## EXTRACTED MATERIAL
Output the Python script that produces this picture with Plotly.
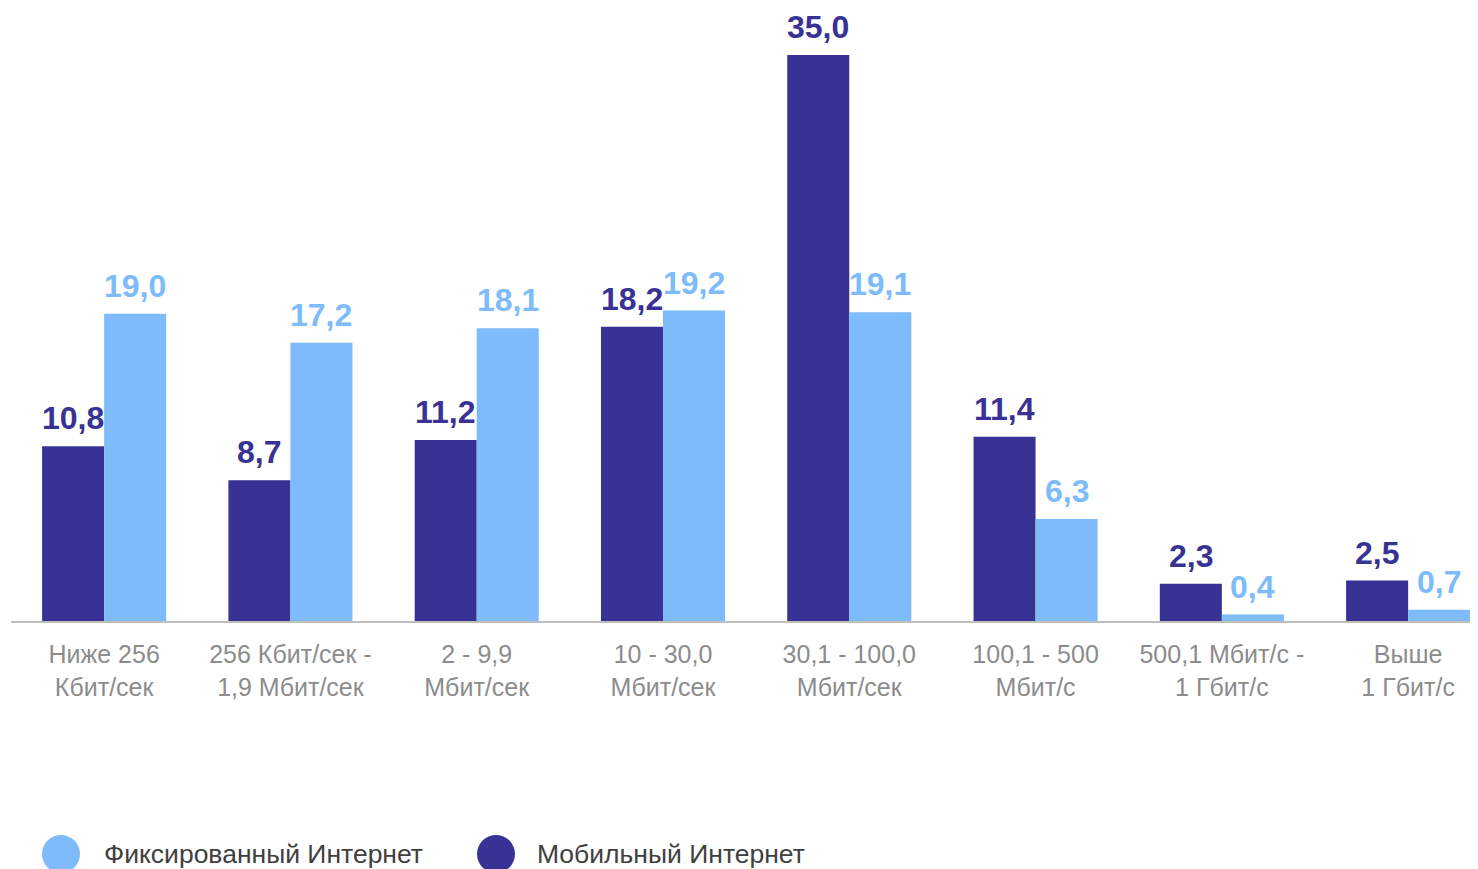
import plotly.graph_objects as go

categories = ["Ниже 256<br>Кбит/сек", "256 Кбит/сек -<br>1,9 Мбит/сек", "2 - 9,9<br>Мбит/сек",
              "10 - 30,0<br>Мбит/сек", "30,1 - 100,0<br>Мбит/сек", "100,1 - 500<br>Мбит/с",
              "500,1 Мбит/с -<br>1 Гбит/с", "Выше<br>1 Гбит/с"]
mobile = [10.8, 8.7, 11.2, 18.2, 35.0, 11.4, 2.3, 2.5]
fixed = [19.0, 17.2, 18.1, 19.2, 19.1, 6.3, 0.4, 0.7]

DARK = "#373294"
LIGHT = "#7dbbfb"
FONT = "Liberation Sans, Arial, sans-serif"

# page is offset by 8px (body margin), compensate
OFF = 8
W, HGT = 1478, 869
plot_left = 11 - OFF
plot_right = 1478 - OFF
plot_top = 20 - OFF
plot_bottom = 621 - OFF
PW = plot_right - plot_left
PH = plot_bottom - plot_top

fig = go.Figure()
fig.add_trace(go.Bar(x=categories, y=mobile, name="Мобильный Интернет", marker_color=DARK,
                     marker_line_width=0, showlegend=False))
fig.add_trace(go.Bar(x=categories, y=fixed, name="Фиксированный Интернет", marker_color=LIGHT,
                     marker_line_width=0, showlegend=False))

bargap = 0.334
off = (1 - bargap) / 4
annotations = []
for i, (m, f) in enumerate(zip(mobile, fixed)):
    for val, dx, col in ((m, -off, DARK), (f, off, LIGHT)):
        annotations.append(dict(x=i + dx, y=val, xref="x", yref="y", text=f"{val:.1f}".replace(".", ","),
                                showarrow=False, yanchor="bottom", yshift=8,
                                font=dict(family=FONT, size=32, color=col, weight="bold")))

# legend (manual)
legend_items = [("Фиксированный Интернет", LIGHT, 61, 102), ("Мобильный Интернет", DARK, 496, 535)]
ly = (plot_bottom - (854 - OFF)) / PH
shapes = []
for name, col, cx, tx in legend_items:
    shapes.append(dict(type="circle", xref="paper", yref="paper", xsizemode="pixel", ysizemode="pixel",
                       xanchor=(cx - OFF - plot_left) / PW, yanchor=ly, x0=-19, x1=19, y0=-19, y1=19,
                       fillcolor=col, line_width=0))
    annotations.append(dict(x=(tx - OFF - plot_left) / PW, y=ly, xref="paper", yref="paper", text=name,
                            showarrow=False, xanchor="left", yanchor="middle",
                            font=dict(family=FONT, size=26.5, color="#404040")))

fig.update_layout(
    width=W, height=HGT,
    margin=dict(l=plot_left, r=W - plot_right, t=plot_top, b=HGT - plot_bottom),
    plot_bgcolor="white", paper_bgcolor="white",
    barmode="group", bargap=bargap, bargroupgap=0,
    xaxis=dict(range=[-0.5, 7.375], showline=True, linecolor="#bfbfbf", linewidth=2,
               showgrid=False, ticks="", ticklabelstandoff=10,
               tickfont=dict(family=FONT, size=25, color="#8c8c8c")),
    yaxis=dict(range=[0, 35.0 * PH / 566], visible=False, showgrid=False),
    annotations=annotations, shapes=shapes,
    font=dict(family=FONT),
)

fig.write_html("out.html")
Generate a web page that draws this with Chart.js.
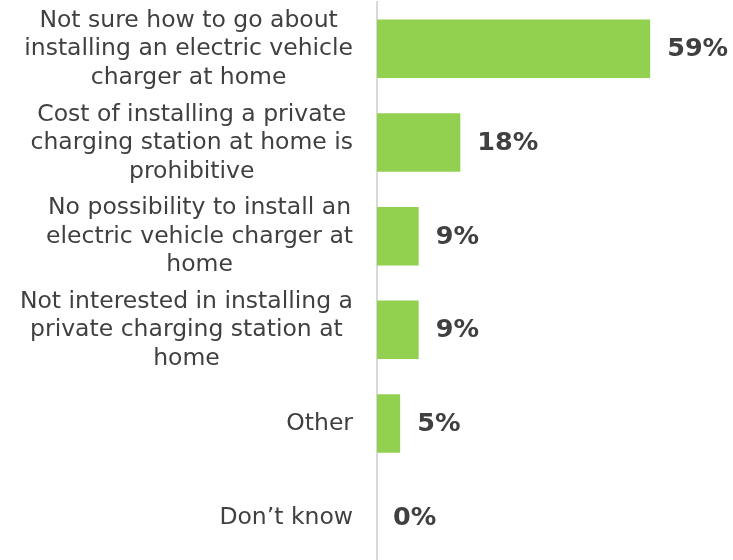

## SHORT TASK
List all lines from the entries that include the word "page".

## WRITTEN ANSWER
# page is offset by 8px (body margin), compensate
Generate a web page that draws this with Chart.js.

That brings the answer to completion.